Usually, language that tries to simplify or put things in layman's terms is missing important detail for fully specifying the problem. It's like watching the 3 minute version of a recipe on YouTube and thinking you have a good understanding of how it works, but then when you go to make it, you realize they didn't tell you if they used whole-wheat or all-purpose flour, or if they bake at 350 or 450, or in a glass or aluminum pan. If you try to follow the recipe, you might end up with something significantly different. It's not that the quick, intuitive version isn't useful, you can gain a lot of insight and get a high level picture often much quicker than you would reading the complete, fully specified recipe. But if what you want to do is reproduce the recipe exactly, you need the fully specified version. Personally when I'm writing technical documents, I prefer to include both the intuitive overview and the fully specified technical version.

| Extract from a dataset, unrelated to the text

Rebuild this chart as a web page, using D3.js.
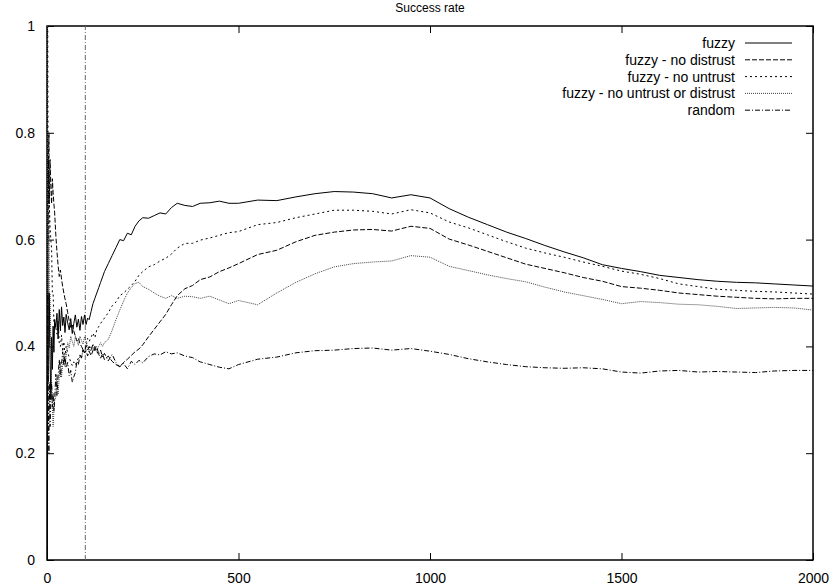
<!DOCTYPE html>
<html>
<head>
<meta charset="utf-8">
<script src="https://cdn.jsdelivr.net/npm/d3@7"></script>
<style>
  body { margin: 0; background: #fff; }
  svg { font-family: "Liberation Sans", Arial, sans-serif; }
</style>
</head>
<body>
<svg id="chart" width="835" height="586"></svg>
<script>
// time steps shared by all series
const steps = [1,2,3,4,5,6,8,10,12,14,16,18,20,23,26,29,32,35,38,41,44,47,50,54,58,62,66,70,74,78,82,86,90,94,98,
  102,106,110,115,120,125,130,135,140,145,150,160,170,180,190,200,210,220,230,240,250,265,280,295,310,325,340,360,380,400,425,450,475,500,
  550,600,650,700,750,800,850,900,950,1000,1050,1100,1150,1200,1250,1300,1350,1400,1450,1500,1550,1600,1650,1700,1750,1800,1850,1900,1950,2000];

const fuzzy = [0,0.5,0.333,0.5,0.4,0.5,0.375,0.3,0.417,0.357,0.438,0.389,0.45,0.435,0.462,0.414,0.469,0.429,0.474,0.439,0.455,0.426,0.46,0.444,0.431,0.452,0.424,0.443,0.459,0.436,0.451,0.43,0.456,0.441,0.459,
  0.441,0.453,0.45,0.465,0.48,0.49,0.5,0.51,0.52,0.53,0.54,0.555,0.57,0.585,0.6,0.598,0.612,0.609,0.625,0.635,0.641,0.64,0.645,0.65,0.648,0.66,0.668,0.664,0.662,0.668,0.669,0.672,0.668,0.668,
  0.674,0.673,0.68,0.686,0.69,0.689,0.686,0.678,0.684,0.678,0.658,0.642,0.628,0.614,0.602,0.589,0.577,0.566,0.553,0.546,0.54,0.533,0.529,0.525,0.522,0.52,0.519,0.517,0.515,0.513];

const noDistrust = [1,0.5,0.667,0.75,0.8,0.667,0.75,0.7,0.667,0.714,0.688,0.667,0.65,0.609,0.577,0.552,0.531,0.543,0.526,0.512,0.5,0.489,0.48,0.463,0.448,0.435,0.44,0.429,0.419,0.41,0.415,0.405,0.4,0.394,0.388,
  0.392,0.382,0.391,0.383,0.392,0.4,0.39,0.385,0.378,0.386,0.375,0.382,0.372,0.366,0.362,0.37,0.376,0.383,0.39,0.395,0.403,0.418,0.432,0.446,0.46,0.478,0.495,0.508,0.514,0.525,0.53,0.54,0.547,0.555,
  0.572,0.58,0.596,0.608,0.614,0.618,0.619,0.616,0.625,0.621,0.601,0.59,0.578,0.566,0.554,0.546,0.538,0.529,0.522,0.512,0.509,0.505,0.5,0.497,0.494,0.492,0.49,0.489,0.49,0.49];

const noUntrust = [1,1,0.667,0.75,0.6,0.667,0.625,0.6,0.583,0.5,0.5,0.444,0.45,0.435,0.423,0.448,0.406,0.4,0.421,0.39,0.409,0.383,0.4,0.389,0.379,0.371,0.364,0.371,0.365,0.372,0.378,0.384,0.378,0.394,0.388,
  0.402,0.415,0.409,0.417,0.425,0.416,0.431,0.437,0.443,0.448,0.453,0.463,0.476,0.483,0.495,0.5,0.507,0.514,0.522,0.533,0.54,0.549,0.553,0.56,0.565,0.573,0.584,0.593,0.593,0.599,0.603,0.608,0.613,0.615,
  0.628,0.632,0.641,0.648,0.655,0.655,0.653,0.648,0.656,0.65,0.633,0.622,0.609,0.596,0.584,0.575,0.567,0.558,0.55,0.541,0.535,0.527,0.517,0.512,0.507,0.505,0.503,0.502,0.5,0.498];

const noBoth = [1,0.5,0.333,0.5,0.6,0.5,0.5,0.4,0.333,0.286,0.25,0.278,0.3,0.304,0.346,0.31,0.344,0.371,0.342,0.366,0.386,0.362,0.38,0.407,0.397,0.419,0.409,0.4,0.419,0.41,0.402,0.419,0.411,0.404,0.418,
  0.41,0.4,0.391,0.4,0.392,0.4,0.392,0.4,0.407,0.4,0.407,0.413,0.43,0.45,0.468,0.485,0.5,0.51,0.518,0.52,0.512,0.507,0.5,0.494,0.49,0.495,0.49,0.494,0.493,0.49,0.494,0.487,0.48,0.486,
  0.478,0.5,0.52,0.536,0.549,0.555,0.558,0.56,0.57,0.567,0.55,0.542,0.534,0.527,0.521,0.511,0.502,0.495,0.488,0.48,0.484,0.482,0.479,0.478,0.475,0.471,0.472,0.473,0.472,0.468];

const random = [0,0.5,0.333,0.25,0.2,0.333,0.25,0.3,0.333,0.286,0.313,0.278,0.3,0.348,0.308,0.345,0.375,0.343,0.368,0.39,0.364,0.383,0.36,0.37,0.345,0.355,0.333,0.343,0.351,0.372,0.366,0.384,0.378,0.394,0.388,
  0.402,0.392,0.4,0.391,0.405,0.392,0.4,0.385,0.393,0.38,0.387,0.373,0.385,0.37,0.362,0.368,0.358,0.372,0.366,0.374,0.369,0.381,0.386,0.384,0.39,0.386,0.388,0.382,0.379,0.371,0.366,0.361,0.358,0.366,
  0.376,0.38,0.388,0.392,0.393,0.396,0.397,0.393,0.396,0.391,0.385,0.377,0.371,0.366,0.362,0.36,0.359,0.36,0.358,0.352,0.35,0.354,0.355,0.352,0.353,0.352,0.351,0.354,0.355,0.355];

const seriesNames = ["fuzzy", "fuzzy - no distrust", "fuzzy - no untrust", "fuzzy - no untrust or distrust", "random"];
const seriesValues = [fuzzy, noDistrust, noUntrust, noBoth, random];
const seriesDash = [null, "5,2", "2,3", "1,1", "5,2,1,2"];
const seriesColor = ["#000", "#000", "#000", "#444", "#000"];

const xTicks = [0, 500, 1000, 1500, 2000];
const yTicks = [0, 0.2, 0.4, 0.6, 0.8, 1];
const markerStep = 100;

const svg = d3.select("#chart");
const m = {left: 47, right: 22, top: 26, bottom: 26};
const W = 835, H = 586;
const x = d3.scaleLinear().domain([0, 2000]).range([m.left, W - m.right]);
const y = d3.scaleLinear().domain([0, 1]).range([H - m.bottom, m.top]);

// title
svg.append("text").attr("x", (m.left + W - m.right) / 2).attr("y", 12)
  .attr("text-anchor", "middle").attr("font-size", 12).text("Success rate");

// axes with inward ticks, mirrored
const tk = 7;
svg.append("g").attr("transform", `translate(0,${y(0)})`)
  .call(d3.axisBottom(x).tickValues(xTicks).tickSize(-tk).tickPadding(tk + 6).tickFormat(d3.format("d")));
svg.append("g").attr("transform", `translate(0,${y(1)})`)
  .call(d3.axisTop(x).tickValues(xTicks).tickSize(-tk).tickFormat(""));
svg.append("g").attr("transform", `translate(${x(0)},0)`)
  .call(d3.axisLeft(y).tickValues(yTicks).tickSize(-tk).tickPadding(tk + 5).tickFormat(d => d));
svg.append("g").attr("transform", `translate(${x(2000)},0)`)
  .call(d3.axisRight(y).tickValues(yTicks).tickSize(-tk).tickFormat(""));
svg.selectAll(".domain").remove();
svg.selectAll(".tick line").attr("stroke", "#000");
svg.selectAll(".tick text").attr("font-size", 14).attr("fill", "#000")
  .attr("font-family", "'Liberation Sans', Arial, sans-serif");

svg.append("rect").attr("x", x(0)).attr("y", y(1))
  .attr("width", x(2000) - x(0)).attr("height", y(0) - y(1))
  .attr("fill", "none").attr("stroke", "#000").attr("stroke-width", 1.5);

// marker line at step 100
svg.append("line").attr("x1", x(markerStep)).attr("x2", x(markerStep))
  .attr("y1", y(0)).attr("y2", y(1))
  .attr("stroke", "#666").attr("stroke-dasharray", "5,2,1,2");

const line = d3.line().x((d, i) => x(steps[i])).y(d => y(d));

const clip = svg.append("clipPath").attr("id", "clip").append("rect")
  .attr("x", x(0)).attr("y", y(1)).attr("width", x(2000) - x(0)).attr("height", y(0) - y(1));

svg.append("g").attr("clip-path", "url(#clip)")
  .selectAll("path").data(seriesValues).join("path")
  .attr("d", d => line(d))
  .attr("fill", "none")
  .attr("stroke", (d, i) => seriesColor[i])
  .attr("stroke-width", 1)
  .attr("stroke-dasharray", (d, i) => seriesDash[i]);

// legend
const leg = svg.append("g");
seriesNames.forEach((name, i) => {
  const ly = 43 + i * 16.8;
  leg.append("text").attr("x", 735).attr("y", ly).attr("dy", "0.35em")
    .attr("text-anchor", "end").attr("font-size", 14).text(name);
  leg.append("line").attr("x1", 745).attr("x2", 792).attr("y1", ly).attr("y2", ly)
    .attr("stroke", seriesColor[i]).attr("stroke-width", 1)
    .attr("stroke-dasharray", seriesDash[i]);
});
</script>
</body>
</html>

Heh. I make a comment about unclear/inexplicit communication... using a metaphor that itself has little specific concrete meaning. And you write this reply. "Oh no, I have been deconstructed!", I say, laughing, in the voice of the Wicked Witch of the West as she is melting....

Or maybe you were really asking. That's the thing about the Internet. Only the FBI knows you're a dog, and nobody knows what the dog really means.

But if it really was a question, gms7777's sibling reply is good.